A second bill will contain spending for all the other things that Biden proposed and Democrats want. It will be passed in the Senate under the reconciliation rules, which protect some bills from the filibuster. It has yet to be negotiated, but it will have to keep Manchin and Sinema on board, as well as the most liberal lawmakers in Congress. With no margin of error in the Senate and only a slim majority in the House, Democrats can’t afford to lose anyone.

Why not just cut a deal over the whole thing? Because the votes probably aren’t there. Only a handful of House Republicans would be willing to vote for any high-profile bipartisan bill, and anything that relatively moderate Republicans sign on to is going to lose at least some of the most liberal House Democrats. So even a compromise bill that could win 60 votes in the Senate (should it be possible) might well fail in the House.

The two-bill solution solves this problem by promising progressives that if they vote for the bipartisan plan, they’ll also get their priorities funded separately. Not everything they want — it has to get through Manchin and Sinema. But the idea is that Manchin and Sinema got what they really wanted Thursday, with a White House ceremony celebrating bipartisanship and compromise.
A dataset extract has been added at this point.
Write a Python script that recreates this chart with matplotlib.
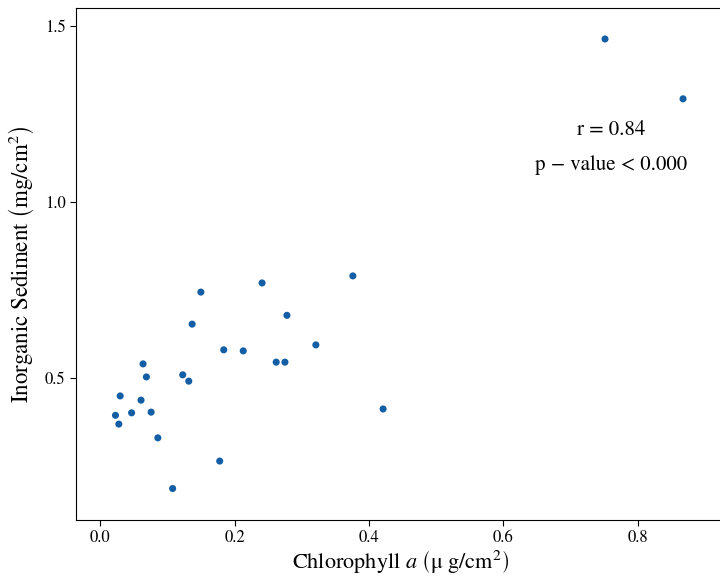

As long as they care more about that than they do about the substance, it should all work out. Even if the bipartisan bill falls short (the group that negotiated the deal included only five Republican senators, which means they’ll need five more).
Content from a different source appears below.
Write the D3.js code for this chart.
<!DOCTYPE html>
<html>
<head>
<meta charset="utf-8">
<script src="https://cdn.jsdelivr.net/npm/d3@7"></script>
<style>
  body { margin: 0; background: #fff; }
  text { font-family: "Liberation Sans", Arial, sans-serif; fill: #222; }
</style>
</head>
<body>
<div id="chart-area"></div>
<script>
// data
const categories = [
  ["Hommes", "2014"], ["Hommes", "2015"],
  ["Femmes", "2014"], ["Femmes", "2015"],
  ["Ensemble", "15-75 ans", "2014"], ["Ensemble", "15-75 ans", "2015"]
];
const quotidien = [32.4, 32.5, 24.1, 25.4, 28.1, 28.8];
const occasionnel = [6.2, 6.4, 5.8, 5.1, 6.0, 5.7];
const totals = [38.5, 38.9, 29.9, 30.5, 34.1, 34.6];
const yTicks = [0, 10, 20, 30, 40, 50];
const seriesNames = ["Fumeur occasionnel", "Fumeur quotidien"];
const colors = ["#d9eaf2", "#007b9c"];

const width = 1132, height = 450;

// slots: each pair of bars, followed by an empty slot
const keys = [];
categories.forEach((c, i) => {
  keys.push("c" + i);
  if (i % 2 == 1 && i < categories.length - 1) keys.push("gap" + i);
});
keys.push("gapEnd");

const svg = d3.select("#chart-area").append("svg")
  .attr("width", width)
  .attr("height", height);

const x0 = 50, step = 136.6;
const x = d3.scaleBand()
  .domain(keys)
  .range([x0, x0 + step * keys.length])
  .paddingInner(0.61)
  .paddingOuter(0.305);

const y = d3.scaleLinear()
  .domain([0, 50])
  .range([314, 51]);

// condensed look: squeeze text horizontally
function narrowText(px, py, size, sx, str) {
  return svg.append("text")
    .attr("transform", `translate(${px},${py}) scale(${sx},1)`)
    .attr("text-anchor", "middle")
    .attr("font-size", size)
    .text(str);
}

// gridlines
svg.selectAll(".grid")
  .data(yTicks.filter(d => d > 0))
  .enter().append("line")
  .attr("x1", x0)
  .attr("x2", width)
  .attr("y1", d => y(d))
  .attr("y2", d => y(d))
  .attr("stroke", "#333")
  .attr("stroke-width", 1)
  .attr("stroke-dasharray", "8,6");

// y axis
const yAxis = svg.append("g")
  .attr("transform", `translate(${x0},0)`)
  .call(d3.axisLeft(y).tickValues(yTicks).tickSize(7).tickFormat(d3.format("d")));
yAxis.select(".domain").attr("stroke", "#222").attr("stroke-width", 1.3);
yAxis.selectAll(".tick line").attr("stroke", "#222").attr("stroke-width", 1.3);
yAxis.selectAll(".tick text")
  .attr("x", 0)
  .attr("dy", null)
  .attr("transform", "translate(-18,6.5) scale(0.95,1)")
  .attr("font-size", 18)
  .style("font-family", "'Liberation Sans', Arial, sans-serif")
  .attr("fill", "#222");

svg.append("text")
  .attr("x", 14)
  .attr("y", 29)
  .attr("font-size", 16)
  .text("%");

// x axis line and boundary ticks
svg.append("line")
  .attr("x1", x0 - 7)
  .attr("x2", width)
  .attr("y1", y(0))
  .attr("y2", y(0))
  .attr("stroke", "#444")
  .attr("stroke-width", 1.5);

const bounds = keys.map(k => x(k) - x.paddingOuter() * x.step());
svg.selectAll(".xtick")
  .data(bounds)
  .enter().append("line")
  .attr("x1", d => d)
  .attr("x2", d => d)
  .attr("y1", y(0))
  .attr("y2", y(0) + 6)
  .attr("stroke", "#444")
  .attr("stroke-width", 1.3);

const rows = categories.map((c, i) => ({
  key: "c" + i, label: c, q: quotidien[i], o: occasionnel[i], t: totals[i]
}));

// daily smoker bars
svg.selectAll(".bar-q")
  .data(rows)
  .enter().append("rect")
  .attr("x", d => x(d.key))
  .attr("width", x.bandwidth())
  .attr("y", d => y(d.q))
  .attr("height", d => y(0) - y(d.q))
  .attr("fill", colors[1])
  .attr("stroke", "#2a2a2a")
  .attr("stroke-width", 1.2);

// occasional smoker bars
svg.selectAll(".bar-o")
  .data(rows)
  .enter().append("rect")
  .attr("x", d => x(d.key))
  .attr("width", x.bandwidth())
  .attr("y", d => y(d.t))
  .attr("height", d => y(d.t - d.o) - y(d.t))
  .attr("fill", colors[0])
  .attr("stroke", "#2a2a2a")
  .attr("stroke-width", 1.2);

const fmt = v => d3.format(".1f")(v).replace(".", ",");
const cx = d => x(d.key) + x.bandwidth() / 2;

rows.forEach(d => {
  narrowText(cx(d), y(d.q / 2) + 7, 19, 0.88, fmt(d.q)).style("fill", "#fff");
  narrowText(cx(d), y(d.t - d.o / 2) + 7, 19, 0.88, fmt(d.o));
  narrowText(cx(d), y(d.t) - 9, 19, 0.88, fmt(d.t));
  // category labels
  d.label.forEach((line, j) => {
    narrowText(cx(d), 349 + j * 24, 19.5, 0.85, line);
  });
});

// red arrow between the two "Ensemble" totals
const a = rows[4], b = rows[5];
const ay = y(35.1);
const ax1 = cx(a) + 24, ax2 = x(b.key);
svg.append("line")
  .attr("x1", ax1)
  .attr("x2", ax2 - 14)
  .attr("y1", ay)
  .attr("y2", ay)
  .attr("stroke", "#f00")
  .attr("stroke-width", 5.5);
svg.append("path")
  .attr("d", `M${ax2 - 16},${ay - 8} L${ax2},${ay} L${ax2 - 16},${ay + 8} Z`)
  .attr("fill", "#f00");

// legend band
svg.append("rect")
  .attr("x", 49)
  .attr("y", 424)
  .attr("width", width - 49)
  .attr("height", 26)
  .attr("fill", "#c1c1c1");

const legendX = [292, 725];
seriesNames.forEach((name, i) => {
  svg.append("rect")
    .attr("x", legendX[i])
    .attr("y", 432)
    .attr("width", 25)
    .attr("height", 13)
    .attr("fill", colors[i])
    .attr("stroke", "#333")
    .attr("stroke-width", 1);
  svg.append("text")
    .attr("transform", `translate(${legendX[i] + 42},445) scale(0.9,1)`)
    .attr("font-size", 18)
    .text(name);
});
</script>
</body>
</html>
The good news late Thursday was that none of the five Republicans had backed away, even when Biden explicitly said that he would only sign the bipartisan bill if the reconciliation bill also passes. That suggests they had agreed to the two-bill plan, even though they won’t vote for the second part of it. It also suggests (as reporting indicates) that they trust Biden and the Democrats to use the second bill only for those items that were completely omitted from the compromise bill. After all, Republicans bargained down the totals spent on roads and bridges and so on in the bipartisan bill; they don’t want those numbers topped up when the second bill is drafted.

There are two paths to success from here. The first is the two-bill plan agreed to today. It’s possible that the five Republican negotiators have at least five allies prepared to support the first measure; that all 10 (or more) will stick with it as things move forward; and that Democrats will reach agreement on the second bill and hang together to vote for both. The other path? The bipartisan bill fails to get 60 votes in the Senate, but having made their point and received their credit, Manchin and Sinema negotiate a single bill they (and their most liberal colleagues) can live with, and pass it with only Democratic votes through reconciliation. Should that happen, it’s possible that the totals negotiated in the bipartisan deal could be revisited, although the swing votes would then have considerable leverage.

Or it could all fall apart. If the bipartisan deal fails to get 60 votes in the Senate, and if even one Democrat there refuses to move ahead with a Democrats-only single bill, then no deal will pass. Or if the liberals and moderates can’t agree on the reconciliation bill. Or … well, there are other things that can go wrong. My guess, though, is that this is the least likely outcome from where we are now.